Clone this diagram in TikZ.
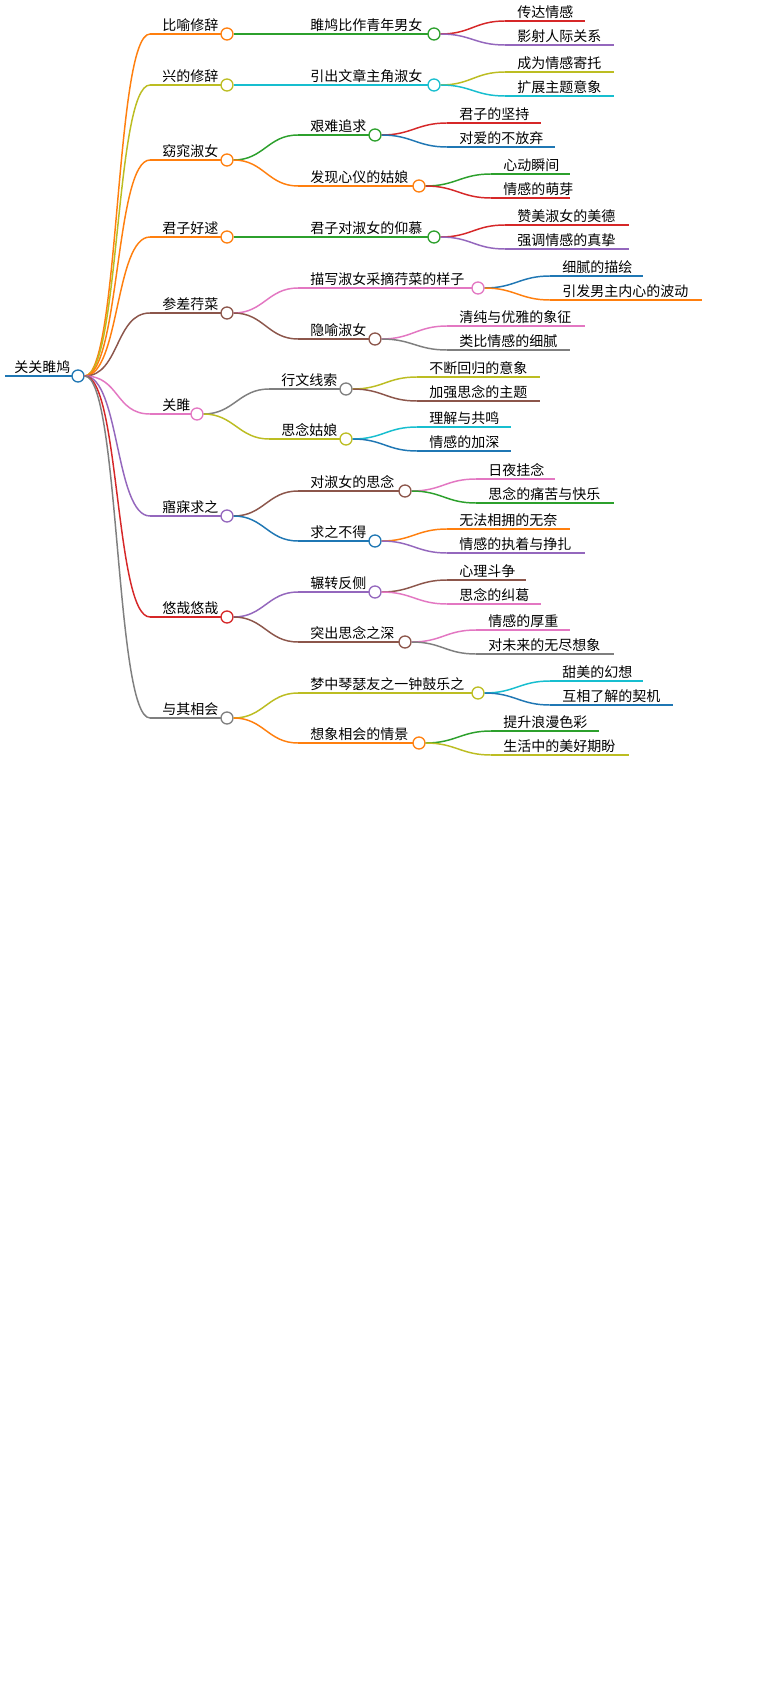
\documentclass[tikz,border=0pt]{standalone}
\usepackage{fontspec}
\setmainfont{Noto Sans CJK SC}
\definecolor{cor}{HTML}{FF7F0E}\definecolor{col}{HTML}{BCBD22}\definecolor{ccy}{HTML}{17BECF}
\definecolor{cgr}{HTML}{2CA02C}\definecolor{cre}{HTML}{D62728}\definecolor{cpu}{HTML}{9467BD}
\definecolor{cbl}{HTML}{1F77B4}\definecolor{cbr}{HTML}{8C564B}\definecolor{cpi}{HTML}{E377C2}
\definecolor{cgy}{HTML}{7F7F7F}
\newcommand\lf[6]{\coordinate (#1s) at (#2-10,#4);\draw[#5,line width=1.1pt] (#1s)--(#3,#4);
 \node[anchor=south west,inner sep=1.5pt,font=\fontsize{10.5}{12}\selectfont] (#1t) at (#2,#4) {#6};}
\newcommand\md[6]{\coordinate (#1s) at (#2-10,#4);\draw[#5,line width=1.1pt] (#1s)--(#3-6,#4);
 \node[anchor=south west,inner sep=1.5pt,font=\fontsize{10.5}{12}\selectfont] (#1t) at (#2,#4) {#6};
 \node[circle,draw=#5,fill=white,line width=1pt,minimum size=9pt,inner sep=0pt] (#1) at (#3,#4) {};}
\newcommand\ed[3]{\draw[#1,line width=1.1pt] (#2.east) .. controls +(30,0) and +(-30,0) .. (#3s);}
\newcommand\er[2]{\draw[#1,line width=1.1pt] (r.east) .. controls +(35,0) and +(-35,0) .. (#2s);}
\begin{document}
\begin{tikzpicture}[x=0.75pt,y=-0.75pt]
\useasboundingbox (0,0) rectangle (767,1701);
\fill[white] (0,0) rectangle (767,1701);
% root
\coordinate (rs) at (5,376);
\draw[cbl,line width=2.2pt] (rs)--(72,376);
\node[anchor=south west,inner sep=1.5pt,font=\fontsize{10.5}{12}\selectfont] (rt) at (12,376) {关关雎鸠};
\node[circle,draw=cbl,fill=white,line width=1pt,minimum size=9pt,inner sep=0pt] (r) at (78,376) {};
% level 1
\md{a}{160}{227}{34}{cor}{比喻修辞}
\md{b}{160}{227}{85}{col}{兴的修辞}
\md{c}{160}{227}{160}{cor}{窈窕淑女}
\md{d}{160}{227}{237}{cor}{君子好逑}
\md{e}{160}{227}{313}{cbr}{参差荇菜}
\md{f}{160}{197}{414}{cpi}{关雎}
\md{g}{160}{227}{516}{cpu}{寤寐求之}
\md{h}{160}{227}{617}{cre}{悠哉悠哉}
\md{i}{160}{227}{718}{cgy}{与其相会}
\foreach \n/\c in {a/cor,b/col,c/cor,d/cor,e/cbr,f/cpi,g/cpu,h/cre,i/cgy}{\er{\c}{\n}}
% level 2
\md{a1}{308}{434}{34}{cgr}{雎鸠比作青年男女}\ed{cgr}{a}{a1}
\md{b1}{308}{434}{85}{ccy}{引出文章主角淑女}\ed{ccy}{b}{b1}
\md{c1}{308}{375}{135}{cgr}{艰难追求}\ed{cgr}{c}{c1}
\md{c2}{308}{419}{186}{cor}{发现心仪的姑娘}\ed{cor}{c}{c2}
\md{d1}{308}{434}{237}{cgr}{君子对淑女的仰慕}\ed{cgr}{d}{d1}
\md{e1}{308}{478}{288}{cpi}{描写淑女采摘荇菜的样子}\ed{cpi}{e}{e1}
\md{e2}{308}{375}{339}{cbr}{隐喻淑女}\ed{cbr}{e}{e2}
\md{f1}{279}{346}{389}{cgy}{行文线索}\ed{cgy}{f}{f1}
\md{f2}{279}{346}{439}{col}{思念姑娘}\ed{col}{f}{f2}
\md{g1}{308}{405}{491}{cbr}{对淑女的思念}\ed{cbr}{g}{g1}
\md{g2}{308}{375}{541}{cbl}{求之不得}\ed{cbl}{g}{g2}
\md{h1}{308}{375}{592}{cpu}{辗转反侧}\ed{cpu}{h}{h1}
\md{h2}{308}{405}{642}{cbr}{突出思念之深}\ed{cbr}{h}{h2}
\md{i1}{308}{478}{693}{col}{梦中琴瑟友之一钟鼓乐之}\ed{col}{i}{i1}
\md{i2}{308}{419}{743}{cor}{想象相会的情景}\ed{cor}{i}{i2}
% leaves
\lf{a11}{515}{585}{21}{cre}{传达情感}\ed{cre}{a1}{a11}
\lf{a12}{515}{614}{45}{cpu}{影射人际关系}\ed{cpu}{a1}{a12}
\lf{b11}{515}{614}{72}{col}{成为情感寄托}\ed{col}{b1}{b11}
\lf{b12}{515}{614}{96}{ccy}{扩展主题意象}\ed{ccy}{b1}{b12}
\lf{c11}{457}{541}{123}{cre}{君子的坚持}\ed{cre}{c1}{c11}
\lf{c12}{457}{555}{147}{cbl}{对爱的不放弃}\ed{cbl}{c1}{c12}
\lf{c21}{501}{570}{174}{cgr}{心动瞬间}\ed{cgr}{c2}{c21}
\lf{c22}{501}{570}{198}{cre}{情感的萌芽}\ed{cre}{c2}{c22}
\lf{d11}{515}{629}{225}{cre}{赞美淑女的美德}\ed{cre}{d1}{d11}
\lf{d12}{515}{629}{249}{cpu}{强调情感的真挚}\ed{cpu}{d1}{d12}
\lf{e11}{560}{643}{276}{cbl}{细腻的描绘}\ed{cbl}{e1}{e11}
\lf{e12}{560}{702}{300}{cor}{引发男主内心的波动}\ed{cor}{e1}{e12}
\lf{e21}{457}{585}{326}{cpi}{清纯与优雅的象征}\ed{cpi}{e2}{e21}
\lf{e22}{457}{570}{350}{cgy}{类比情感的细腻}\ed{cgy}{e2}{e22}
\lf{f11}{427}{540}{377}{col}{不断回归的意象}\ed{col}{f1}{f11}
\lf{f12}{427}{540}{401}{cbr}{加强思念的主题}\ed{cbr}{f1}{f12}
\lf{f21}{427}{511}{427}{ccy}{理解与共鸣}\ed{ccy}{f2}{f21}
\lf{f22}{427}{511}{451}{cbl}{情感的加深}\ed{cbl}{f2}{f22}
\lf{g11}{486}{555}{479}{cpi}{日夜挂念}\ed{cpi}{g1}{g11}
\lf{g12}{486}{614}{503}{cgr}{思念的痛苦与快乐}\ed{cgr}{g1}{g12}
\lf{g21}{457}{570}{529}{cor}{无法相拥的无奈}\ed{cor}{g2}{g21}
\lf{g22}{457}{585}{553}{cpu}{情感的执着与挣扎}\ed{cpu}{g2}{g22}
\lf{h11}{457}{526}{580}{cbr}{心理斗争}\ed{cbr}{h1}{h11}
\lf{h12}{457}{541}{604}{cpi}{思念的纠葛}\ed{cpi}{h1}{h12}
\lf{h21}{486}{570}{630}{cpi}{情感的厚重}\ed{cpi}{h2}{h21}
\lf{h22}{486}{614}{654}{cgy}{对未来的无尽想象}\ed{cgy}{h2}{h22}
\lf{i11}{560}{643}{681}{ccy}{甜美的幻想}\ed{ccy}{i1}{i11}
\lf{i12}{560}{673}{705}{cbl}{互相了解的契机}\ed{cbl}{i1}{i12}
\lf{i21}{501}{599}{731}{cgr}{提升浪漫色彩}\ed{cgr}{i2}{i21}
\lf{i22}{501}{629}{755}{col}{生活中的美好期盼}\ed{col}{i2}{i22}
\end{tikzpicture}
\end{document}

▸ **Challenge**: Every line of the material is to be quoted exactly, with no pictures carried over.

▸ **The output**:
Clone this diagram in TikZ.
\documentclass[tikz,border=0pt]{standalone}
\usepackage{fontspec}
\setmainfont{Noto Sans CJK SC}
\definecolor{cor}{HTML}{FF7F0E}\definecolor{col}{HTML}{BCBD22}\definecolor{ccy}{HTML}{17BECF}
\definecolor{cgr}{HTML}{2CA02C}\definecolor{cre}{HTML}{D62728}\definecolor{cpu}{HTML}{9467BD}
\definecolor{cbl}{HTML}{1F77B4}\definecolor{cbr}{HTML}{8C564B}\definecolor{cpi}{HTML}{E377C2}
\definecolor{cgy}{HTML}{7F7F7F}
\newcommand\lf[6]{\coordinate (#1s) at (#2-10,#4);\draw[#5,line width=1.1pt] (#1s)--(#3,#4);
 \node[anchor=south west,inner sep=1.5pt,font=\fontsize{10.5}{12}\selectfont] (#1t) at (#2,#4) {#6};}
\newcommand\md[6]{\coordinate (#1s) at (#2-10,#4);\draw[#5,line width=1.1pt] (#1s)--(#3-6,#4);
 \node[anchor=south west,inner sep=1.5pt,font=\fontsize{10.5}{12}\selectfont] (#1t) at (#2,#4) {#6};
 \node[circle,draw=#5,fill=white,line width=1pt,minimum size=9pt,inner sep=0pt] (#1) at (#3,#4) {};}
\newcommand\ed[3]{\draw[#1,line width=1.1pt] (#2.east) .. controls +(30,0) and +(-30,0) .. (#3s);}
\newcommand\er[2]{\draw[#1,line width=1.1pt] (r.east) .. controls +(35,0) and +(-35,0) .. (#2s);}
\begin{document}
\begin{tikzpicture}[x=0.75pt,y=-0.75pt]
\useasboundingbox (0,0) rectangle (767,1701);
\fill[white] (0,0) rectangle (767,1701);
% root
\coordinate (rs) at (5,376);
\draw[cbl,line width=2.2pt] (rs)--(72,376);
\node[anchor=south west,inner sep=1.5pt,font=\fontsize{10.5}{12}\selectfont] (rt) at (12,376) {关关雎鸠};
\node[circle,draw=cbl,fill=white,line width=1pt,minimum size=9pt,inner sep=0pt] (r) at (78,376) {};
% level 1
\md{a}{160}{227}{34}{cor}{比喻修辞}
\md{b}{160}{227}{85}{col}{兴的修辞}
\md{c}{160}{227}{160}{cor}{窈窕淑女}
\md{d}{160}{227}{237}{cor}{君子好逑}
\md{e}{160}{227}{313}{cbr}{参差荇菜}
\md{f}{160}{197}{414}{cpi}{关雎}
\md{g}{160}{227}{516}{cpu}{寤寐求之}
\md{h}{160}{227}{617}{cre}{悠哉悠哉}
\md{i}{160}{227}{718}{cgy}{与其相会}
\foreach \n/\c in {a/cor,b/col,c/cor,d/cor,e/cbr,f/cpi,g/cpu,h/cre,i/cgy}{\er{\c}{\n}}
% level 2
\md{a1}{308}{434}{34}{cgr}{雎鸠比作青年男女}\ed{cgr}{a}{a1}
\md{b1}{308}{434}{85}{ccy}{引出文章主角淑女}\ed{ccy}{b}{b1}
\md{c1}{308}{375}{135}{cgr}{艰难追求}\ed{cgr}{c}{c1}
\md{c2}{308}{419}{186}{cor}{发现心仪的姑娘}\ed{cor}{c}{c2}
\md{d1}{308}{434}{237}{cgr}{君子对淑女的仰慕}\ed{cgr}{d}{d1}
\md{e1}{308}{478}{288}{cpi}{描写淑女采摘荇菜的样子}\ed{cpi}{e}{e1}
\md{e2}{308}{375}{339}{cbr}{隐喻淑女}\ed{cbr}{e}{e2}
\md{f1}{279}{346}{389}{cgy}{行文线索}\ed{cgy}{f}{f1}
\md{f2}{279}{346}{439}{col}{思念姑娘}\ed{col}{f}{f2}
\md{g1}{308}{405}{491}{cbr}{对淑女的思念}\ed{cbr}{g}{g1}
\md{g2}{308}{375}{541}{cbl}{求之不得}\ed{cbl}{g}{g2}
\md{h1}{308}{375}{592}{cpu}{辗转反侧}\ed{cpu}{h}{h1}
\md{h2}{308}{405}{642}{cbr}{突出思念之深}\ed{cbr}{h}{h2}
\md{i1}{308}{478}{693}{col}{梦中琴瑟友之一钟鼓乐之}\ed{col}{i}{i1}
\md{i2}{308}{419}{743}{cor}{想象相会的情景}\ed{cor}{i}{i2}
% leaves
\lf{a11}{515}{585}{21}{cre}{传达情感}\ed{cre}{a1}{a11}
\lf{a12}{515}{614}{45}{cpu}{影射人际关系}\ed{cpu}{a1}{a12}
\lf{b11}{515}{614}{72}{col}{成为情感寄托}\ed{col}{b1}{b11}
\lf{b12}{515}{614}{96}{ccy}{扩展主题意象}\ed{ccy}{b1}{b12}
\lf{c11}{457}{541}{123}{cre}{君子的坚持}\ed{cre}{c1}{c11}
\lf{c12}{457}{555}{147}{cbl}{对爱的不放弃}\ed{cbl}{c1}{c12}
\lf{c21}{501}{570}{174}{cgr}{心动瞬间}\ed{cgr}{c2}{c21}
\lf{c22}{501}{570}{198}{cre}{情感的萌芽}\ed{cre}{c2}{c22}
\lf{d11}{515}{629}{225}{cre}{赞美淑女的美德}\ed{cre}{d1}{d11}
\lf{d12}{515}{629}{249}{cpu}{强调情感的真挚}\ed{cpu}{d1}{d12}
\lf{e11}{560}{643}{276}{cbl}{细腻的描绘}\ed{cbl}{e1}{e11}
\lf{e12}{560}{702}{300}{cor}{引发男主内心的波动}\ed{cor}{e1}{e12}
\lf{e21}{457}{585}{326}{cpi}{清纯与优雅的象征}\ed{cpi}{e2}{e21}
\lf{e22}{457}{570}{350}{cgy}{类比情感的细腻}\ed{cgy}{e2}{e22}
\lf{f11}{427}{540}{377}{col}{不断回归的意象}\ed{col}{f1}{f11}
\lf{f12}{427}{540}{401}{cbr}{加强思念的主题}\ed{cbr}{f1}{f12}
\lf{f21}{427}{511}{427}{ccy}{理解与共鸣}\ed{ccy}{f2}{f21}
\lf{f22}{427}{511}{451}{cbl}{情感的加深}\ed{cbl}{f2}{f22}
\lf{g11}{486}{555}{479}{cpi}{日夜挂念}\ed{cpi}{g1}{g11}
\lf{g12}{486}{614}{503}{cgr}{思念的痛苦与快乐}\ed{cgr}{g1}{g12}
\lf{g21}{457}{570}{529}{cor}{无法相拥的无奈}\ed{cor}{g2}{g21}
\lf{g22}{457}{585}{553}{cpu}{情感的执着与挣扎}\ed{cpu}{g2}{g22}
\lf{h11}{457}{526}{580}{cbr}{心理斗争}\ed{cbr}{h1}{h11}
\lf{h12}{457}{541}{604}{cpi}{思念的纠葛}\ed{cpi}{h1}{h12}
\lf{h21}{486}{570}{630}{cpi}{情感的厚重}\ed{cpi}{h2}{h21}
\lf{h22}{486}{614}{654}{cgy}{对未来的无尽想象}\ed{cgy}{h2}{h22}
\lf{i11}{560}{643}{681}{ccy}{甜美的幻想}\ed{ccy}{i1}{i11}
\lf{i12}{560}{673}{705}{cbl}{互相了解的契机}\ed{cbl}{i1}{i12}
\lf{i21}{501}{599}{731}{cgr}{提升浪漫色彩}\ed{cgr}{i2}{i21}
\lf{i22}{501}{629}{755}{col}{生活中的美好期盼}\ed{col}{i2}{i22}
\end{tikzpicture}
\end{document}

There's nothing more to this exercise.